My question is about whether gainclones need periodic maintenance and adjustment.

I have a 3886 chipamp.com gainclone that was built by Tim Rawson for the person I purchased it from. I'm a longtime tube fan, but I replaced an EL-84 amp in my system with the gainclone a year ago for sonic reasons after careful A/B comparison.

However, I realized lately that the amp's sound had changed; very subtle and gradual, but I noticed that it seemed to have lost its grip on my speakers (Quad 10Ls--small 8 ohm sealed boxes), and/or that it didn't have the same presence as before.

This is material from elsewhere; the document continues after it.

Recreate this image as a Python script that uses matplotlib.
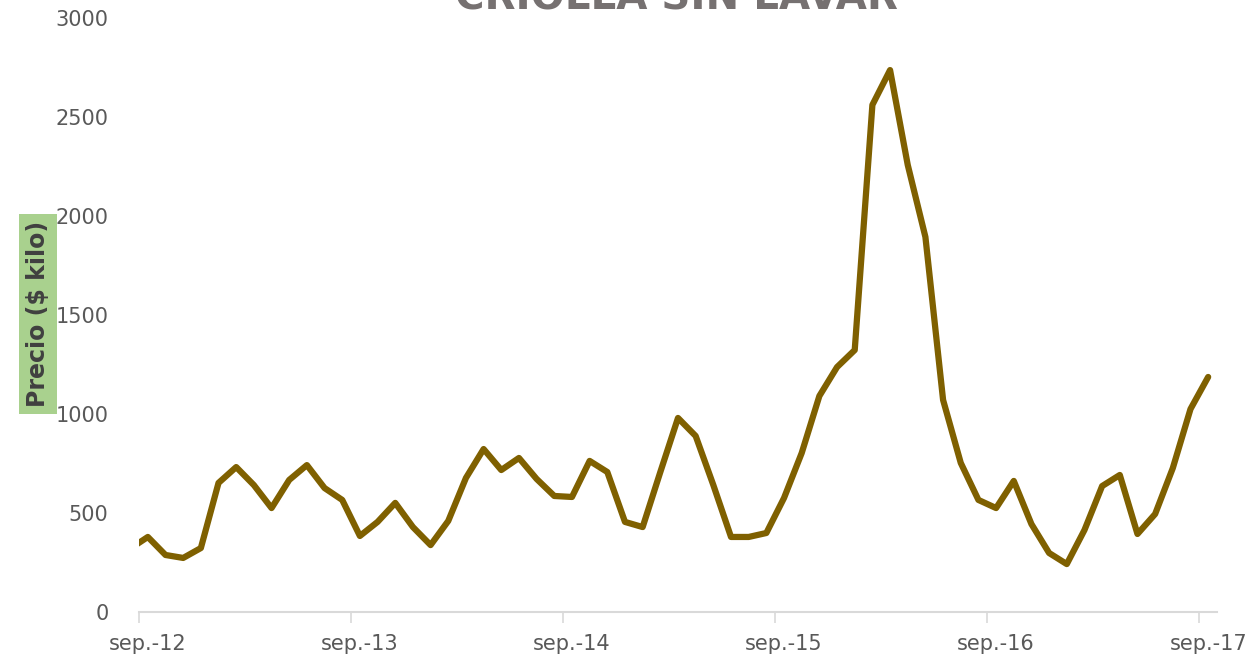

I did a new A/B comparison with my tube amp, and the gainclone definitely sounded worse, losing the competition it had won a year ago. Nothing else in the system has changed.

Does this problem sound familiar to anyone, and indicate a need for adjustments or maintenance? It sounds sort of the way an amp sounds when the large filter capacitors age and dry out--it's thinned out a bit, lost some solidity--but these are just a year or two old.

Thanks for any insight and technical advice. I can solder, desolder, and use a multimeter! I can also relate a schematic to the actual amp in terms of locating parts, but I don't really understand circuits--yet.
 
It depends a lot on the quality of the capacitors used. But yes, some could need replacing.

The good news is, there are so few parts in a chip amp, it's not expensive to replace them, so give it a try and let us know how you get on. ;)

At the same time sweat all the solder joints just to be sure! :att'n:
 
Problem solved--thank you, Nuuk!

Thanks, Nuuk--because it's new and unfamiliar, I was looking for a complex solution to a simple problem. Your advice about checking the solder joints got me grounded--literally, because I went after all the grounding points and did the ordinary contact scrubbing, deoxit, and sweating some of the joints that I do with my tube amps.

And that seems to have done the trick--back in business, sounding like before.

Best of all, being in there and seeing how simple the circuit is helped me decide to get started on a 3875 kit--so thanks for that too! Looking forward to reporting on my first self-constructed gainclone. Cheers and thanks especially for the quick response.